Hitchcock filmed Number Seventeen before Rich and Strange (1931), but the film was released by BIP the following year. It was yet another adaptation from a stage play, by J. Jefferson Farjeon, which, according to biographer Donald Spoto, Hitchcock considered "a bundle of clichés". Writer Rodney Ackland, who adapted the play with Hitchcock and Alma Reville, later recalled that Hitchcock, who had wanted to make a different film, London Wall, decided to send up the genre:
As the climax of a thriller was invariably a chase... Number Seventeen's climax must be a chase to end all chases - its details so preposterous that excitement would give way to gales of laughter.
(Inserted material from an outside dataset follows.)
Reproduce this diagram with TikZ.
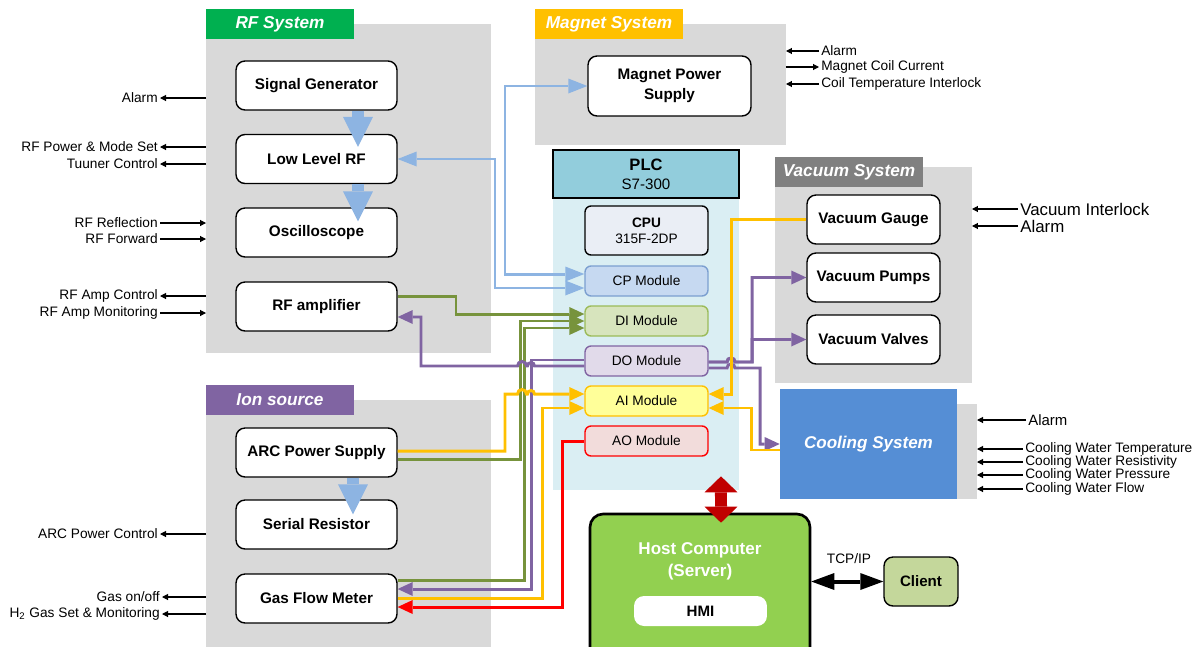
\documentclass[tikz,border=0pt]{standalone}
\usepackage{fontspec}
\setmainfont{Liberation Sans}
\usetikzlibrary{arrows.meta}

\definecolor{panelgray}{HTML}{D9D9D9}
\definecolor{rfgreen}{HTML}{00B050}
\definecolor{magorange}{HTML}{FFC000}
\definecolor{vacgray}{HTML}{808080}
\definecolor{ionpurple}{HTML}{8064A2}
\definecolor{coolblue}{HTML}{558ED5}
\definecolor{plchead}{HTML}{92CDDC}
\definecolor{plcfill}{HTML}{DAEEF3}
\definecolor{cpufill}{HTML}{EAEEF5}
\definecolor{cpfill}{HTML}{C6D9F1}
\definecolor{cpline}{HTML}{7C9FD0}
\definecolor{difill}{HTML}{D7E4BD}
\definecolor{diline}{HTML}{9BBB59}
\definecolor{dofill}{HTML}{E1DAEA}
\definecolor{doline}{HTML}{8064A2}
\definecolor{aifill}{HTML}{FFFF99}
\definecolor{ailine}{HTML}{FFC000}
\definecolor{aofill}{HTML}{F2DCDB}
\definecolor{aoline}{HTML}{FF0000}
\definecolor{wireblue}{HTML}{8DB4E2}
\definecolor{wiregreen}{HTML}{77933C}
\definecolor{wirepurple}{HTML}{8064A2}
\definecolor{wireyellow}{HTML}{FFC000}
\definecolor{wirered}{HTML}{FF0000}
\definecolor{hostgreen}{HTML}{92D050}
\definecolor{clientgreen}{HTML}{C4D79B}
\definecolor{linkred}{HTML}{C00000}

\tikzset{
  panel/.style={fill=panelgray, inner sep=0, outer sep=0},
  tag/.style={text=white, font=\fontsize{9.8}{11}\selectfont\bfseries\itshape, minimum width=2.96cm, minimum height=0.6cm, inner sep=0},
  unit/.style={draw, fill=white, line width=0.8pt, rounded corners=0.18cm, minimum width=3.22cm, minimum height=0.98cm, inner sep=0, align=center, font=\fontsize{8.7}{11.3}\selectfont\bfseries},
  module/.style={line width=0.8pt, rounded corners=0.12cm, minimum width=2.46cm, minimum height=0.6cm, inner sep=0, align=center, font=\fontsize{7.8}{9}\selectfont},
  sigtext/.style={inner sep=1.1pt, font=\fontsize{7.8}{9}\selectfont},
  sig/.style={line width=0.6pt, -{Triangle[length=1.2mm,width=1.2mm]}},
  wire/.style={line width=1.7pt, -{Triangle[length=0.3cm,width=0.28cm,line width=0pt]}},
  bluewire/.style={line width=1.7pt, wireblue, <->, >={Triangle[length=0.38cm,width=0.3cm,line width=0pt]}},
  fatarrow/.style={line width=0.24cm, wireblue, -{Triangle[length=0.6cm,width=0.6cm,line width=0pt]}}
}

\begin{document}
\begin{tikzpicture}[x=0.02cm, y=-0.02cm]
\clip (0,0) rectangle (1200,646);

% panels
\node[panel, minimum width=5.7cm, minimum height=6.58cm] (rfpanel) at (348.5,188.5) {};
\node[tag, fill=rfgreen] (rftag) at (280,24) {RF System};
\node[panel, minimum width=5.02cm, minimum height=2.42cm] (magpanel) at (660.5,84.5) {};
\node[tag, fill=magorange] (magtag) at (609,24) {Magnet System};
\node[panel, minimum width=3.94cm, minimum height=4.32cm] (vacpanel) at (873.5,275) {};
\node[tag, fill=vacgray] (vactag) at (849,172) {Vacuum System};
\node[panel, minimum width=5.7cm, minimum height=5.2cm] (ionpanel) at (348.5,530) {};
\node[tag, fill=ionpurple] (iontag) at (280,400) {Ion source};
\node[panel, minimum width=0.4cm, minimum height=1.9cm] (coolstrip) at (967,451.5) {};
\node[fill=plcfill, inner sep=0, minimum width=3.72cm, minimum height=5.84cm] (plcbody) at (646,344) {};

% units
\node[unit] (siggen) at (316.5,85.5) {Signal Generator};
\node[unit] (llrf) at (316.5,159) {Low Level RF};
\node[unit] (osc) at (316.5,232.5) {Oscilloscope};
\node[unit] (rfamp) at (316.5,306.5) {RF amplifier};
\node[unit] (arcps) at (316.5,452.5) {ARC Power Supply};
\node[unit] (serres) at (316.5,524.5) {Serial Resistor};
\node[unit] (gasflow) at (316.5,598.5) {Gas Flow Meter};
\node[unit, minimum width=3.26cm, minimum height=1.2cm] (magps) at (669.5,86) {Magnet Power\\Supply};
\node[unit, minimum width=2.66cm] (gauge) at (873.5,219.5) {Vacuum Gauge};
\node[unit, minimum width=2.66cm] (pumps) at (873.5,277.5) {Vacuum Pumps};
\node[unit, minimum width=2.66cm] (valves) at (873.5,339.5) {Vacuum Valves};
\node[fill=coolblue, inner sep=0, minimum width=3.54cm, minimum height=2.2cm, text=white, font=\fontsize{9.7}{11}\selectfont\bfseries\itshape] (cooling) at (868.5,444) {Cooling System};

% PLC
\node[draw, fill=plchead, line width=0.8pt, minimum width=3.72cm, minimum height=0.96cm, inner sep=0, align=center, font=\fontsize{8.6}{10.8}\selectfont] (plc) at (646,174) {{\fontsize{9.4}{10.8}\selectfont\bfseries PLC}\\S7-300};
\node[module, draw=black, fill=cpufill, minimum height=0.98cm] (cpu) at (646.5,230.5) {\textbf{CPU}\\315F-2DP};
\node[module, draw=cpline, fill=cpfill] (cpmod) at (646.5,281) {CP Module};
\node[module, draw=diline, fill=difill] (dimod) at (646.5,321) {DI Module};
\node[module, draw=doline, fill=dofill] (domod) at (646.5,361) {DO Module};
\node[module, draw=ailine, fill=aifill] (aimod) at (646.5,401) {AI Module};
\node[module, draw=aoline, fill=aofill] (aomod) at (646.5,441) {AO Module};

% host and client
\node[draw, fill=hostgreen, line width=1.5pt, rounded corners=0.26cm, minimum width=4.4cm, minimum height=2.92cm] (host) at (700,587) {};
\node[text=white, align=center, font=\fontsize{9.7}{12.5}\selectfont\bfseries] (hosttitle) at (700,561) {Host Computer\\(Server)};
\node[fill=white, rounded corners=0.2cm, minimum width=2.66cm, minimum height=0.6cm, inner sep=0, font=\fontsize{8.6}{10}\selectfont\bfseries] (hmi) at (700.5,611) {HMI};
\node[draw, fill=clientgreen, line width=0.8pt, rounded corners=0.18cm, minimum width=1.48cm, minimum height=0.98cm, inner sep=0, font=\fontsize{8.6}{10}\selectfont\bfseries] (client) at (921,581.5) {Client};
\node[sigtext] (tcp) at (849,559) {TCP/IP};

% signals, RF system
\node[sigtext, anchor=east] (rfalarm) at (160,98) {Alarm};
\node[sigtext, anchor=east] (rfpower) at (160,147) {RF Power \& Mode Set};
\node[sigtext, anchor=east] (rftuner) at (160,164) {Tuuner Control};
\node[sigtext, anchor=east] (rfrefl) at (160,223) {RF Reflection};
\node[sigtext, anchor=east] (rffwd) at (160,239) {RF Forward};
\node[sigtext, anchor=east] (ampctrl) at (160,296) {RF Amp Control};
\node[sigtext, anchor=east] (ampmon) at (160,313) {RF Amp Monitoring};
\draw[sig] (rfpanel.west |- rfalarm) -- (rfalarm.east);
\draw[sig] (rfpanel.west |- rfpower) -- (rfpower.east);
\draw[sig] (rfpanel.west |- rftuner) -- (rftuner.east);
\draw[sig] (rfrefl.east) -- (rfpanel.west |- rfrefl);
\draw[sig] (rffwd.east) -- (rfpanel.west |- rffwd);
\draw[sig] (rfpanel.west |- ampctrl) -- (ampctrl.east);
\draw[sig] (ampmon.east) -- (rfpanel.west |- ampmon);

% signals, ion source
\node[sigtext, anchor=east] (arcctrl) at (160,534) {ARC Power Control};
\node[sigtext, anchor=east] (gasonoff) at (162,597) {Gas on/off};
\node[sigtext, anchor=east] (h2gas) at (162,614) {H\textsubscript{2} Gas Set \& Monitoring};
\draw[sig] (ionpanel.west |- arcctrl) -- (arcctrl.east);
\draw[sig] (ionpanel.west |- gasonoff) -- (gasonoff.east);
\draw[sig] (ionpanel.west |- h2gas) -- (h2gas.east);

% signals, magnet
\node[sigtext, anchor=west] (magalarm) at (819,51) {Alarm};
\node[sigtext, anchor=west] (magcurrent) at (819,67) {Magnet Coil Current};
\node[sigtext, anchor=west] (coiltemp) at (819,84) {Coil Temperature Interlock};
\draw[sig] (magalarm.west) -- (magpanel.east |- magalarm);
\draw[sig] (magpanel.east |- magcurrent) -- (magcurrent.west);
\draw[sig] (coiltemp.west) -- (magpanel.east |- coiltemp);

% signals, vacuum
\node[sigtext, anchor=west, font=\fontsize{9.6}{11}\selectfont] (vacilk) at (1018,209) {Vacuum Interlock};
\node[sigtext, anchor=west, font=\fontsize{9.6}{11}\selectfont] (vacalarm) at (1018,226) {Alarm};
\draw[sig] (vacilk.west) -- (vacpanel.east |- vacilk);
\draw[sig] (vacalarm.west) -- (vacpanel.east |- vacalarm);

% signals, cooling
\node[sigtext, anchor=west, font=\fontsize{8.5}{10}\selectfont] (coolalarm) at (1026,420) {Alarm};
\node[sigtext, anchor=west] (cooltemp) at (1023,449) {Cooling Water Temperature};
\node[sigtext, anchor=west] (coolres) at (1023,462) {Cooling Water Resistivity};
\node[sigtext, anchor=west] (coolpres) at (1023,475) {Cooling Water Pressure};
\node[sigtext, anchor=west] (coolflow) at (1023,489) {Cooling Water Flow};
\draw[sig] (coolalarm.west) -- (coolstrip.east |- coolalarm);
\draw[sig] (cooltemp.west) -- (coolstrip.east |- cooltemp);
\draw[sig] (coolres.west) -- (coolstrip.east |- coolres);
\draw[sig] (coolpres.west) -- (coolstrip.east |- coolpres);
\draw[sig] (coolflow.west) -- (coolstrip.east |- coolflow);

% fat arrows
\draw[fatarrow] ([xshift=0.83cm]siggen.south) -- ([xshift=0.83cm,yshift=-0.26cm]llrf.north);
\draw[fatarrow] ([xshift=0.83cm]llrf.south) -- ([xshift=0.83cm,yshift=-0.28cm]osc.north);
\draw[fatarrow] ([xshift=0.73cm]arcps.south) -- ([xshift=0.73cm,yshift=-0.3cm]serres.north);

% blue wires
\draw[bluewire] (llrf.east) -| (495,220) |- ([yshift=-0.14cm]cpmod.west);
\draw[bluewire] (magps.west) -| (505,180) |- ([yshift=0.14cm]cpmod.west);

% green wires
\draw[wire, wiregreen] ([yshift=0.21cm]rfamp.east) -| (456,305) |- ([yshift=0.14cm]dimod.west);
\draw[wire, wiregreen] ([yshift=-0.13cm]arcps.east) -| (520,400) |- (dimod.west);
\draw[wire, wiregreen] ([yshift=0.37cm]gasflow.east) -| (524,450) |- ([yshift=-0.14cm]dimod.west);

% purple wires
\draw[wire, wirepurple] ([yshift=-0.1cm]domod.west) -- (534.5,366) arc[start angle=0, end angle=180, radius=0.07cm] -- (526.5,366) arc[start angle=0, end angle=180, radius=0.09cm] -- (421,366) |- ([yshift=-0.21cm]rfamp.east);
\draw[wire, wirepurple] ([yshift=0.02cm]domod.west) -| (531,500) |- ([yshift=0.19cm]gasflow.east);
\draw[wire, wirepurple] ([yshift=-0.02cm]domod.east) -- (727,362) arc[start angle=180, end angle=0, radius=0.08cm] -- (752,362) |- (pumps.west);
\draw[wire, wirepurple] ([yshift=-0.02cm]domod.east) -- (727,362) arc[start angle=180, end angle=0, radius=0.08cm] -- (752,362) |- (valves.west);
\draw[wire, wirepurple] ([yshift=-0.14cm]domod.east) -- (727,368) arc[start angle=180, end angle=0, radius=0.08cm] -- (735,368) -| (760,400) |- (cooling.west);

% yellow wires
\draw[wire, wireyellow] (gauge.west) -| (731,300) |- ([yshift=0.14cm]aimod.east);
\draw[wire, wireyellow] ([yshift=-0.12cm]cooling.west) -| (751,430) |- ([yshift=-0.14cm]aimod.east);
\draw[wire, wireyellow] ([yshift=0.03cm]arcps.east) -| (505,420) |- (517.5,394) arc[start angle=180, end angle=0, radius=0.09cm] -- (527.5,394) arc[start angle=180, end angle=0, radius=0.07cm] -- ([yshift=0.14cm]aimod.west);
\draw[wire, wireyellow] (gasflow.east) -| (542,500) |- ([yshift=-0.14cm]aimod.west);

% red wire
\draw[wire, wirered] (aomod.west) -| (562,500) |- ([yshift=-0.17cm]gasflow.east);

% PLC to host, host to client
\draw[line width=0.24cm, linkred, {Triangle[length=0.32cm,width=0.66cm,line width=0pt]}-{Triangle[length=0.32cm,width=0.66cm,line width=0pt]}] ([xshift=1.5cm,yshift=0.28cm]plcbody.south) -- ([xshift=0.42cm,yshift=-0.2cm]host.north);
\draw[line width=0.08cm, {Triangle[length=0.46cm,width=0.34cm,line width=0pt]}-{Triangle[length=0.46cm,width=0.34cm,line width=0pt]}] (host.east |- client.west) -- (client.west);
\end{tikzpicture}
\end{document}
It was on these lines and in this spirit that we conceived and wrote the script.
The chase - in this case between a bus and a train - appeared still more absurd in view of its use of what were very obviously scale models. Hitchcock's fondness for models was a feature of his career, notably in the introduction to The Lady Vanishes (1939).
The satirical effect of Hitchcock and Ackland's script was lost on audiences, but the film does make interesting and entertaining use of concealed identities, with the true identity of the detective only revealed at the close. And there is a certain humour in the decision to make the heroine a mute, in recognition of the fact, says Ackland, that "the heroines of thrillers were invariably dumb". Whatever else Hitchcock's heroines were, they were rarely stupid. Number Seventeen is also notable for the first appearance of what was to become a characteristic of Hitchcock's work: a MacGuffin - in this case a stolen necklace.